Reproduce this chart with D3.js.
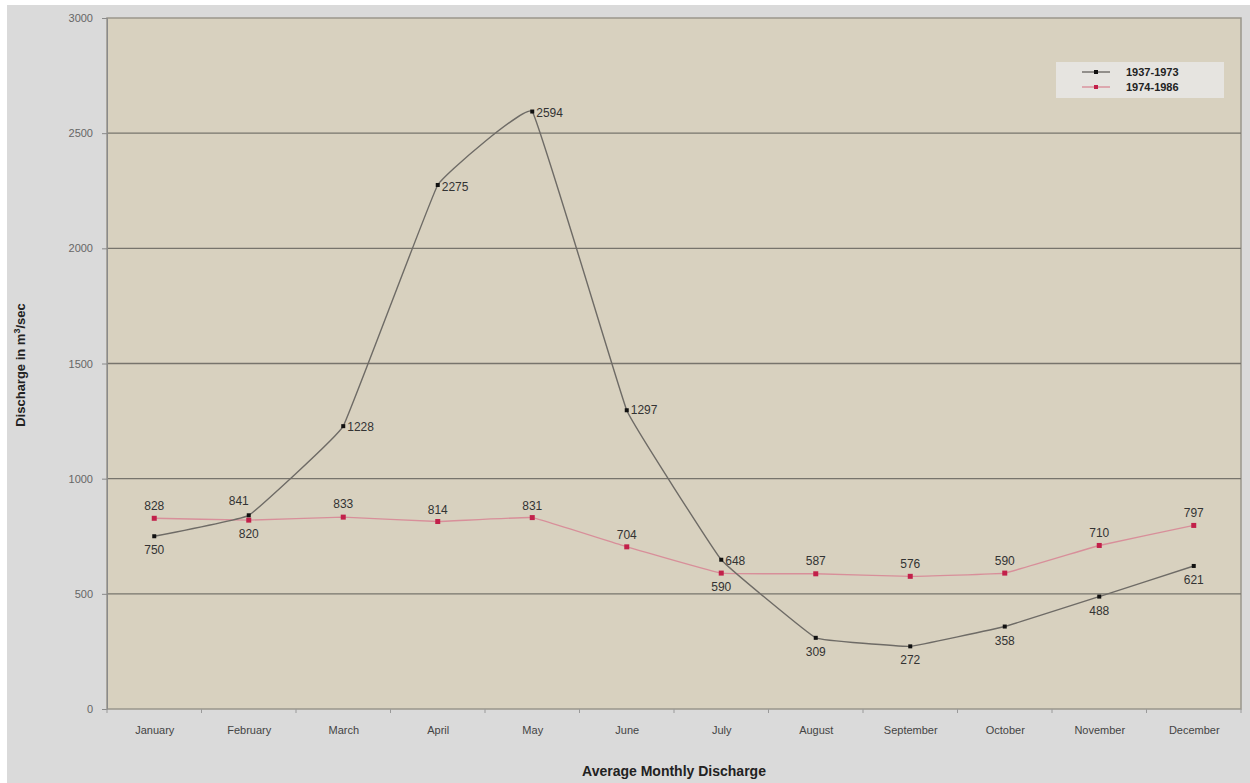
<!DOCTYPE html>
<html>
<head>
<meta charset="utf-8">
<script src="https://cdn.jsdelivr.net/npm/d3@7"></script>
<style>
  body{margin:0;background:#fff;}
  svg{display:block;font-family:"Liberation Sans",Arial,sans-serif;}
</style>
</head>
<body>
<svg id="chart" width="1250" height="783"></svg>
<script>
// data
var months=["January","February","March","April","May","June","July","August","September","October","November","December"];
var early=[750,841,1228,2275,2594,1297,648,309,272,358,488,621];   // 1937-1973
var late=[828,820,833,814,831,704,590,587,576,590,710,797];        // 1974-1986
var seriesNames=["1937-1973","1974-1986"];
var yTicks=[0,500,1000,1500,2000,2500,3000];
// label placement per point: [dx,dy,anchor]
var earlyPos=[[0,18,"middle"],[-10,-10,"middle"],[4,5,"start"],[4,6,"start"],[4,5,"start"],[4,4,"start"],[4,5,"start"],[0,18,"middle"],[0,18,"middle"],[0,18,"middle"],[0,18,"middle"],[0,18,"middle"]];
var latePos=[[0,-8,"middle"],[0,18,"middle"],[0,-9,"middle"],[0,-8,"middle"],[0,-8,"middle"],[0,-8,"middle"],[0,18,"middle"],[0,-9,"middle"],[0,-8,"middle"],[0,-8,"middle"],[0,-8,"middle"],[0,-8,"middle"]];

var svg=d3.select("#chart");
var plot={left:107,right:1241,top:18,bottom:709};

// page background
svg.append("rect").attr("x",7).attr("y",5).attr("width",1243).attr("height",778).attr("fill","#dadada");
svg.append("rect").attr("x",plot.left).attr("y",plot.top)
    .attr("width",plot.right-plot.left).attr("height",plot.bottom-plot.top)
    .attr("fill","#d8d1bf").attr("stroke","#9a968c").attr("stroke-width",1.5);

var x=d3.scalePoint().domain(months).range([plot.left,plot.right]).padding(0.5);
var y=d3.scaleLinear().domain([0,3000]).range([plot.bottom,plot.top]);

// gridlines
svg.append("g").selectAll("line").data(yTicks.filter(function(d){return d>0&&d<3000}))
    .enter().append("line")
    .attr("x1",plot.left).attr("x2",plot.right)
    .attr("y1",function(d){return y(d)}).attr("y2",function(d){return y(d)})
    .attr("stroke","#77746c").attr("stroke-width",1.3);

// y axis
var yAxis=svg.append("g").attr("transform","translate("+plot.left+",0)")
    .call(d3.axisLeft(y).tickValues(yTicks).tickFormat(d3.format("d")).tickSize(5).tickPadding(9));
yAxis.select(".domain").attr("stroke","#8a8a8a");
yAxis.selectAll(".tick line").attr("stroke","#8a8a8a");
yAxis.selectAll("text").attr("fill","#666").style("font-size","11px");

// x axis
var xAxis=svg.append("g").attr("transform","translate(0,"+plot.bottom+")")
    .call(d3.axisBottom(x).tickSize(0).tickPadding(17));
xAxis.select(".domain").remove();
xAxis.selectAll("text").attr("fill","#444").style("font-size","11px");
// small tick marks between categories
var step=x.step();
svg.append("g").selectAll("line").data(d3.range(13)).enter().append("line")
    .attr("x1",function(i){return plot.left+i*step}).attr("x2",function(i){return plot.left+i*step})
    .attr("y1",plot.bottom).attr("y2",plot.bottom+4).attr("stroke","#9a9a9a");

var line=d3.line()
    .x(function(d,i){return x(months[i])})
    .y(function(d){return y(d)})
    .curve(d3.curveCardinal.tension(0.8));

svg.append("path").datum(late).attr("d",line)
    .attr("fill","none").attr("stroke","#d88f9a").attr("stroke-width",1.4);
svg.append("path").datum(early).attr("d",line)
    .attr("fill","none").attr("stroke","#6e6b66").attr("stroke-width",1.4);

function markers(data,color,size){
    svg.append("g").selectAll("rect").data(data).enter().append("rect")
        .attr("x",function(d,i){return x(months[i])-size/2})
        .attr("y",function(d){return y(d)-size/2})
        .attr("width",size).attr("height",size).attr("fill",color);
}
markers(late,"#c2204a",5);
markers(early,"#111",4);

function labels(data,pos){
    svg.append("g").selectAll("text").data(data).enter().append("text")
        .attr("x",function(d,i){return x(months[i])+pos[i][0]})
        .attr("y",function(d,i){return y(d)+pos[i][1]})
        .attr("text-anchor",function(d,i){return pos[i][2]})
        .attr("fill","#333").style("font-size","12px")
        .text(function(d){return d});
}
labels(early,earlyPos);
labels(late,latePos);

// legend
var lg=svg.append("g").attr("transform","translate(1056,62)");
lg.append("rect").attr("width",168).attr("height",36).attr("fill","#e6e4e0");
var lgColors=[["#6e6b66","#111"],["#d88f9a","#c2204a"]];
seriesNames.forEach(function(n,i){
    var yy=10+i*15;
    lg.append("line").attr("x1",26).attr("x2",54).attr("y1",yy).attr("y2",yy)
        .attr("stroke",lgColors[i][0]).attr("stroke-width",1.4);
    lg.append("rect").attr("x",38).attr("y",yy-2).attr("width",4).attr("height",4).attr("fill",lgColors[i][1]);
    lg.append("text").attr("x",70).attr("y",yy+4).style("font-size","11px")
        .style("font-weight","bold").attr("fill","#222").text(n);
});

// axis titles
svg.append("text").attr("x",(plot.left+plot.right)/2).attr("y",776)
    .attr("text-anchor","middle").style("font-size","14px").style("font-weight","bold")
    .attr("fill","#222").text("Average Monthly Discharge");
var yt=svg.append("text").attr("transform","translate(25,365) rotate(-90)")
    .attr("text-anchor","middle").style("font-size","13px").style("font-weight","bold")
    .attr("fill","#222");
yt.append("tspan").text("Discharge in m");
yt.append("tspan").attr("dy",-5).style("font-size","9px").text("3");
yt.append("tspan").attr("dy",5).text("/sec");
</script>
</body>
</html>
^^^^^^^^
## Stated task
Count the lines in the material above where the string "chart" appears, then state only that count.

## Task solution
3